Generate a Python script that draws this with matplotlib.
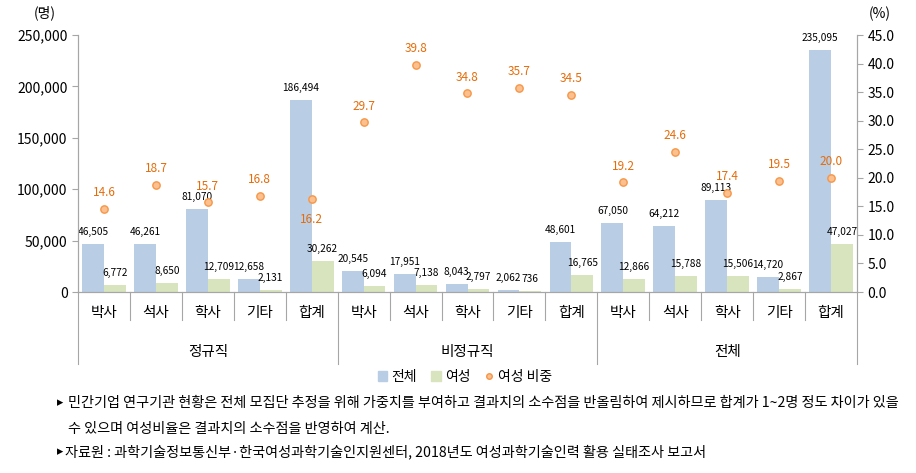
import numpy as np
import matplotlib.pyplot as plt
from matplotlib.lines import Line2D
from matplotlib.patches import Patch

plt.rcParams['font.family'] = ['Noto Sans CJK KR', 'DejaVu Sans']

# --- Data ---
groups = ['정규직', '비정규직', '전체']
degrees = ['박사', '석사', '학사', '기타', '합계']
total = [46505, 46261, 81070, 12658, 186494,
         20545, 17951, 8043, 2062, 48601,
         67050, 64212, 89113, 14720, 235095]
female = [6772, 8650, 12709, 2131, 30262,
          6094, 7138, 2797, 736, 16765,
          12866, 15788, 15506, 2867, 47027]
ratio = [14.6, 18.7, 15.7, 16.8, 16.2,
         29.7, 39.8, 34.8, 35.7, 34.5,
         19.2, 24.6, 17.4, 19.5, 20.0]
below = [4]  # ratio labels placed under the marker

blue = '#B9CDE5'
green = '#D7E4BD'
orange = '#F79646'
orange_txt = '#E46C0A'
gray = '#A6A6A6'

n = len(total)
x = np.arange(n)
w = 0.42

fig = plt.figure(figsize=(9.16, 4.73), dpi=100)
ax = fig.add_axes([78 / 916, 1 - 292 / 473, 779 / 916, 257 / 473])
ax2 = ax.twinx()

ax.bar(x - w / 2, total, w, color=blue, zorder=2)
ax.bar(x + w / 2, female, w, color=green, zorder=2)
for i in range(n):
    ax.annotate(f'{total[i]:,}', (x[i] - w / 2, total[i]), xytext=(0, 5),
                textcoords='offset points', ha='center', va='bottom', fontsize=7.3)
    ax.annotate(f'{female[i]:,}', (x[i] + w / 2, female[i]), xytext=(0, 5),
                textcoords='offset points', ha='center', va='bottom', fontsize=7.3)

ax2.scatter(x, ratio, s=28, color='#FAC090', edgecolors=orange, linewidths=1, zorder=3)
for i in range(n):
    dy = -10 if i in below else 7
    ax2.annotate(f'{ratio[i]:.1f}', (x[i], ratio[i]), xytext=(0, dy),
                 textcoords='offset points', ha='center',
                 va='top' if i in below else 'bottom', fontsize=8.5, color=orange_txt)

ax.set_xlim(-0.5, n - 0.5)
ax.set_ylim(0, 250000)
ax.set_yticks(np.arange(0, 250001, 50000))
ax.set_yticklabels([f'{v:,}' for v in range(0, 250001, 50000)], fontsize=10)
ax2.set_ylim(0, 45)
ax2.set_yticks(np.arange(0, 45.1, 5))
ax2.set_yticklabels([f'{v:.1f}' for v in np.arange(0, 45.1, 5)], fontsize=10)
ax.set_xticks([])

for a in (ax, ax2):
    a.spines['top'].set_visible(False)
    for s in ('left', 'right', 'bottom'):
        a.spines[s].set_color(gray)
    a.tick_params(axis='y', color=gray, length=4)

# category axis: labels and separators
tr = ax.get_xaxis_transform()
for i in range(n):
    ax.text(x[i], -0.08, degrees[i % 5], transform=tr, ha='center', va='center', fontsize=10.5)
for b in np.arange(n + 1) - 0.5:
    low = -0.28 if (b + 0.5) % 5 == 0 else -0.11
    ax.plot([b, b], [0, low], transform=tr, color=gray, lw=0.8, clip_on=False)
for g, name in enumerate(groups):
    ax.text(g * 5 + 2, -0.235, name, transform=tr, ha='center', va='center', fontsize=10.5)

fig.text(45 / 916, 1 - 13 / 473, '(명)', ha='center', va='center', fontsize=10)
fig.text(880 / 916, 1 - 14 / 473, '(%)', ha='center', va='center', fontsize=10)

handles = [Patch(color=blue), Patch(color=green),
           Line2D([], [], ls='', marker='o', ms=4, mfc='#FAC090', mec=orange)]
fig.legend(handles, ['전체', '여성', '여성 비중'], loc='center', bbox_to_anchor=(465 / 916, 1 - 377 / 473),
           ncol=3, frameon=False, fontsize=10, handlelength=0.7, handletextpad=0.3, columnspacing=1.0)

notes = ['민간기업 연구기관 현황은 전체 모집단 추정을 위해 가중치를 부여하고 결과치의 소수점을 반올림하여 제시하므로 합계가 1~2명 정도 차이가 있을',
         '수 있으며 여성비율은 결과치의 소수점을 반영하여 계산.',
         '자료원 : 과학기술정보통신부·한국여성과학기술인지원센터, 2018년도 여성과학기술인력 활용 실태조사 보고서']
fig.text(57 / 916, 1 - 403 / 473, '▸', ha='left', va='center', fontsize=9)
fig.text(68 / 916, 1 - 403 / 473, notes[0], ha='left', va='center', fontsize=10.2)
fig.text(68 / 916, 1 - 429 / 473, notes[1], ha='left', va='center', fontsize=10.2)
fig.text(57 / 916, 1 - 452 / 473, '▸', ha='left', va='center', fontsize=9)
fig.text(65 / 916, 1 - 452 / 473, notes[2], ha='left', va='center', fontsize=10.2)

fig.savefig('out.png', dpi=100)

##########

Please quote the lines of the material, beginning with the first and ending with the one that contains "plt.rcParams['font.family'] = ['Noto", exactly as written and without any pictures.

_Task result_
Generate a Python script that draws this with matplotlib.
import numpy as np
import matplotlib.pyplot as plt
from matplotlib.lines import Line2D
from matplotlib.patches import Patch

plt.rcParams['font.family'] = ['Noto Sans CJK KR', 'DejaVu Sans']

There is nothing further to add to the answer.